Anyone familiar with David Thomas's group Pere Ubu will be familiar with his off-kilter take on all things pop. Mirror Man sees Thomas's vision applied to music theatre. Picking tracks is pointless, as the album runs without breaks. And trying to describe it is tough, except to direct you to the list of artists above as vague points of reference. A 65-minute musing on memory and geography, it wanders from poem to yarn to instrumental interlude with an eccentric grace. The lyrics (some narrated, some sung) are strange, haunting stories or thoughts with neither beginnings nor ends. The music is stranger still: clattery percussion, daring trumpet, all manner of guitar noises. What does it all mean? Not sure yet. But it sounds extraordinary. Investigate.
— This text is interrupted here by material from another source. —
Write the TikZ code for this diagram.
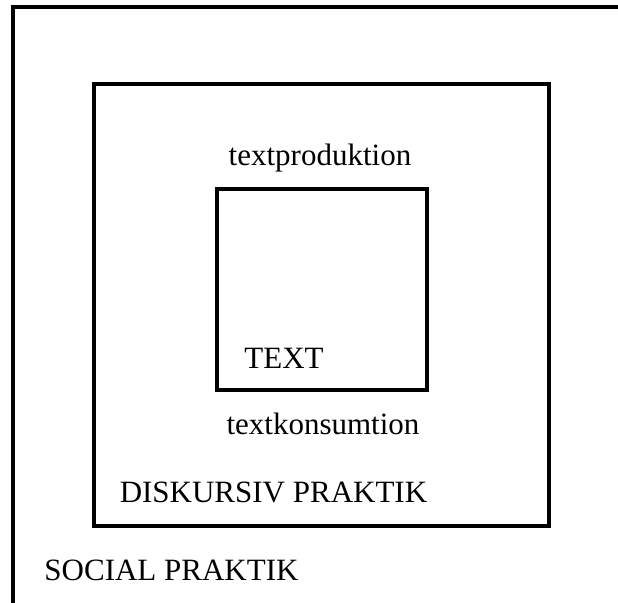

The Independent, Andy Gill, 3/19/99
The latest album by the Pere Ubu founder, an offshoot of his "Disastodrome" South Bank season of last year, also involves a musical journey, this one taking place "in the space between where you are and where you want to be." Following such American pioneers as Harry Partch, it's an evocation of intangible geographical presence, Thomas using collaborators with a finely-tuned sense of place -- Jackie Leven, Linda Thompson and Peter Hammill -- to detail his notional Nowheresville, USA. The poet Bob Holman's impressionistic beat travelogue "Mirror Man Speaks" opens proceedings in fine style: against a shimmering haze of sound, he skilfully sets the mood of suspension you slip into while travelling, that sense of being lifted out of the present into the timeless state of disinterested observer. From there, the ruminations upon places from Montana to Memphis build up to a national montage, a bricolage of road signs, advertising hoardings and observations dedicated to putting the local back into locality. As Daved Hild observes in his "Ballad of Florida," it's not a small world after all, not since Disneyland became Disneyworld.